Hercules seizes Queen Hesperis as Atlantis and its Titans fall. Canto 6 sees the Queen’s long lament as her daughters and palace are drowned beneath the waves. The giant Titans erect a mighty tower to “mock the rising waters below” and hurl “great stones and bars of iron” (p.127) at the fleeing Hercules and his captive. The world is collapsing. Hercules slays the Titans and uses one of their huge bodies as a club to crush the three-headed dragon, Geryon. Verdaguer (not unlike a director of disaster movies) revels in the violence, while Hesperis recalls happier times with her children and husband.

Spain’s creation myth

Canto 7 is the lyrical Chorus of the Greek Islands, a later addition thought by many to be the best of the poem. While Atlantis is riven by God’s rage and Hercules’ power, new worlds arise, lands of flowers and honey. When in Cantos 8 and 9 Atlantis finally sinks, the Titans’ tower dashed down, Spain is born out of the ruins:

Spain, summoned by a choir of angels, opens eyes

to an unknown sea by her naked body. “Who,”

she asks, “will replace the fallen star in your sky?”

Embracing her, the joyful sea replies, “You.” (p.183)

In Atlantis’ Conclusion, Columbus is inspired by the hermit’s story to seek Queen Isabella’s sponsorship and, following the sun, sets sail for America. “I shall bridge the wide Atlantic once more,” he says (p.221). Verdaguer was no anti-imperialist. For him Spain’s sacred destiny was to link again the continents after the sinking of the corrupt Atlantis.

It may seem strange that this creation myth of Spain is written in Catalan. However, Verdaguer makes it clear this is not the monotone Spain of the centralists, but, as Puppo puts it in his Introduction, “a Spain reborn as a rainbow of Iberian nations.” Hercules’ and Hesperis’ children race round Iberia to found Galicia, Sagunt, Mallorca and Barcelona. Ten years later, Verdaguer surpassed Atlantis with Mount Canigó, his epic of the birth of Catalonia.
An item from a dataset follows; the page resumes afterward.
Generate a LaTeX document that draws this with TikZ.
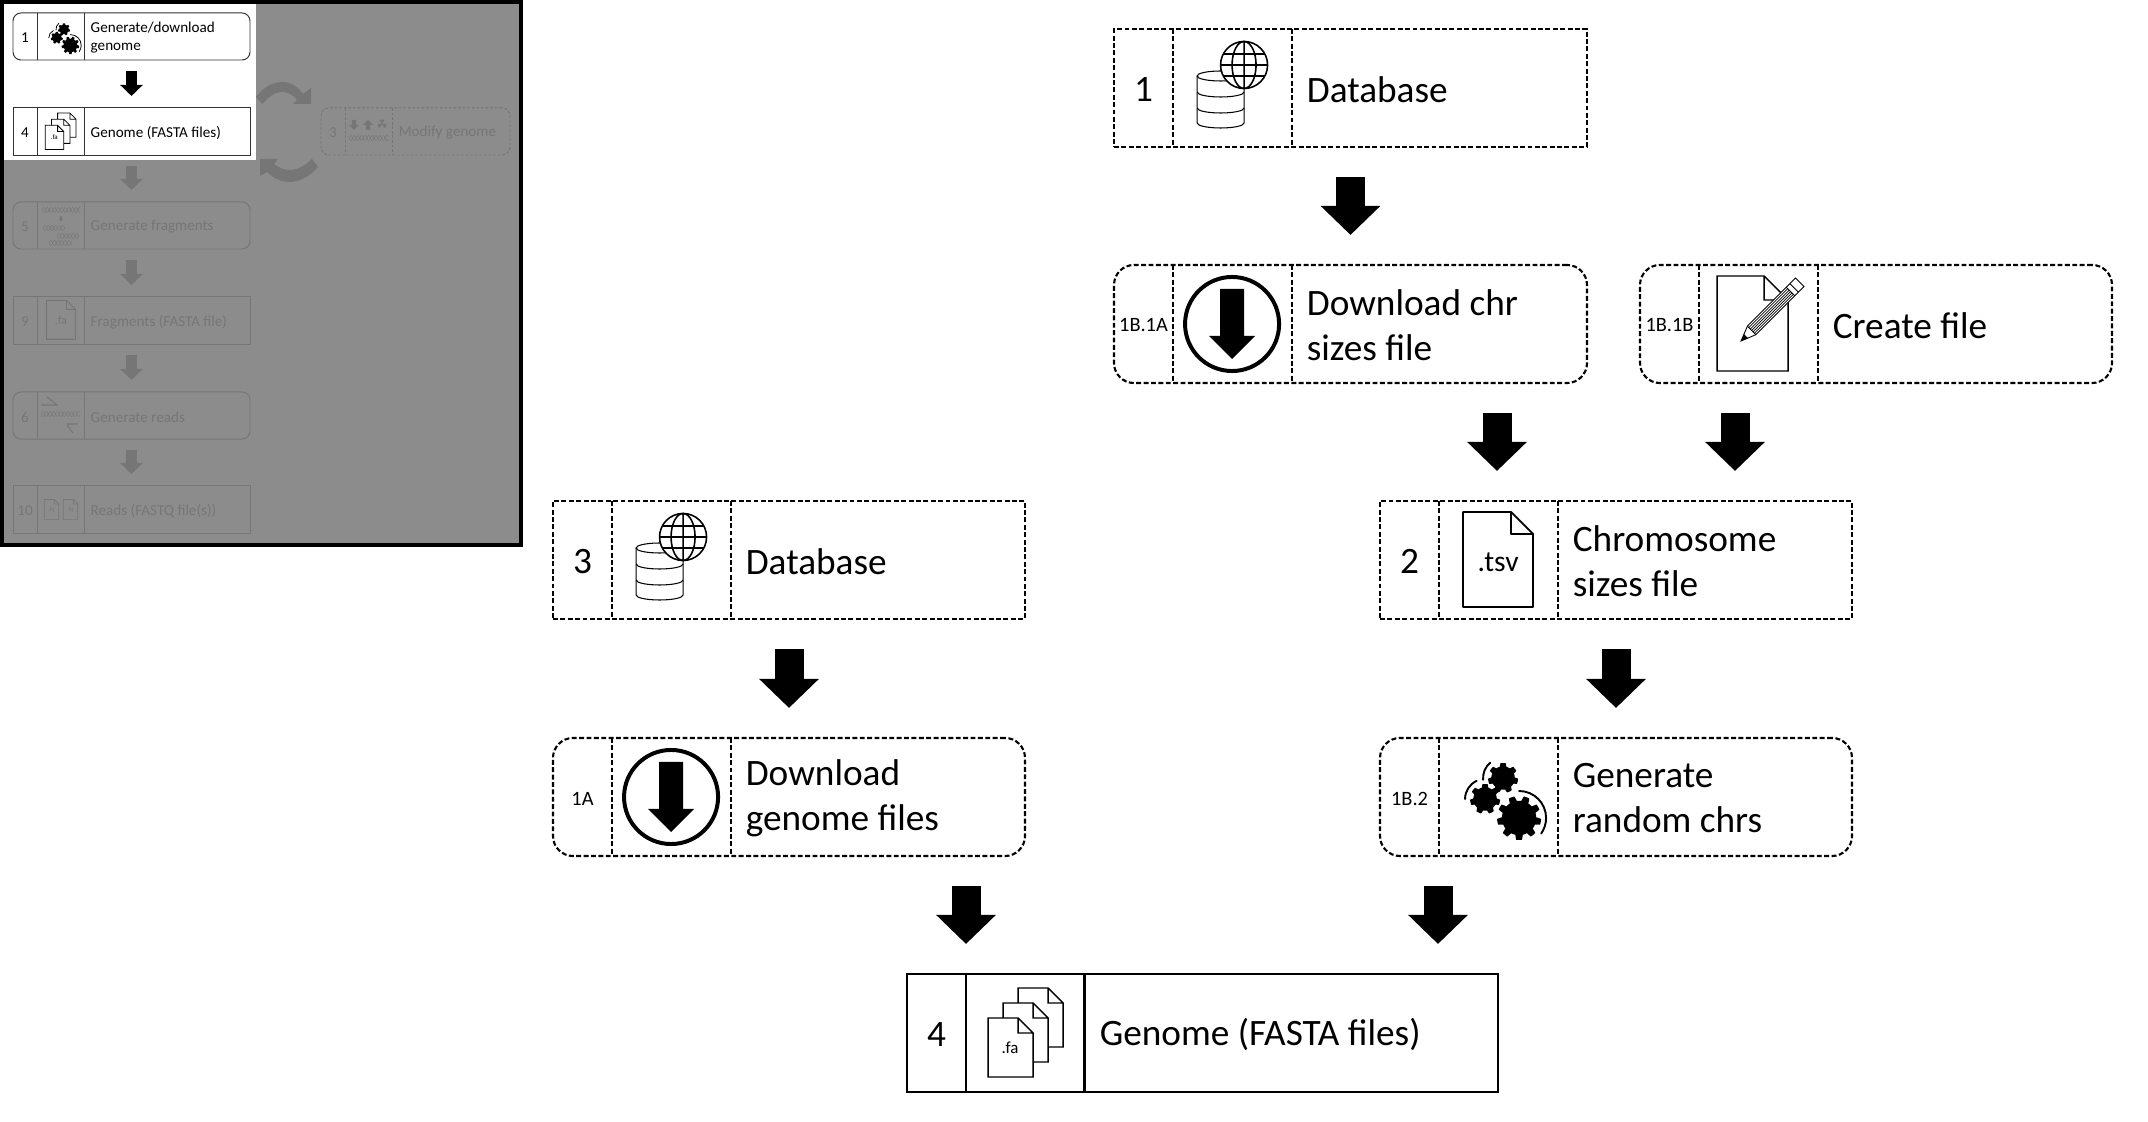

This volume, with Catalan and English on facing pages, is the first verse translation of Atlantis to be published in English. It is a labour of love by Ronald Puppo, who has miraculously managed to match the assonance and rhymes of Verdaguer’s stanzas. It reads beautifully, quite rightly prioritising rhythm and flow over strict metrics. Such a 19th-century religious epic as Atlantis may seem daunting, but it is surprisingly accessible. Verdaguer is not academic. His descriptions are vivid. Terrifying destruction is dramatic. Tender beauty is moving.

book review

ATLANTIS Author: Jacint Verdaguer Translation & Introduction: Ronald Puppo Pages: 221 Publisher: Fum d’Estampa (2024) “[Verdaguer’s] images have... a visionary sweep which at the same time is rooted in direct observation.” Professor Arthur Terry

Poetry translator

Ronald Puppo (San Francisco, 1954) is a talented translator of poetry from Catalan to English. He himself is a poet, for his translations are written in fluent verse. Resident in Catalonia since 1979, he became Lecturer in Translation and English at the University of Vic in 1994.

After his Mount Canigó (Barcino·Tamesis, 2015), Atlantis means he has published translations of Verdaguer’s two great epics. The former won the 2016 Serra d’Or Critics Prize for Research in Catalan Studies. Earlier, in a bilingual edition, the University of Chicago Press published Puppo’s Selected Poems of Jacint Verdaguer (2007). He has also translated Josep Carner and Joan Salvat-Papasseit. One Day of Life is Life (Fum d’Estampa, 2020) is a magnificent bilingual selection of Joan Maragall’s poetry and winner of the 2021 Ramon Llull International Literary Translation Award.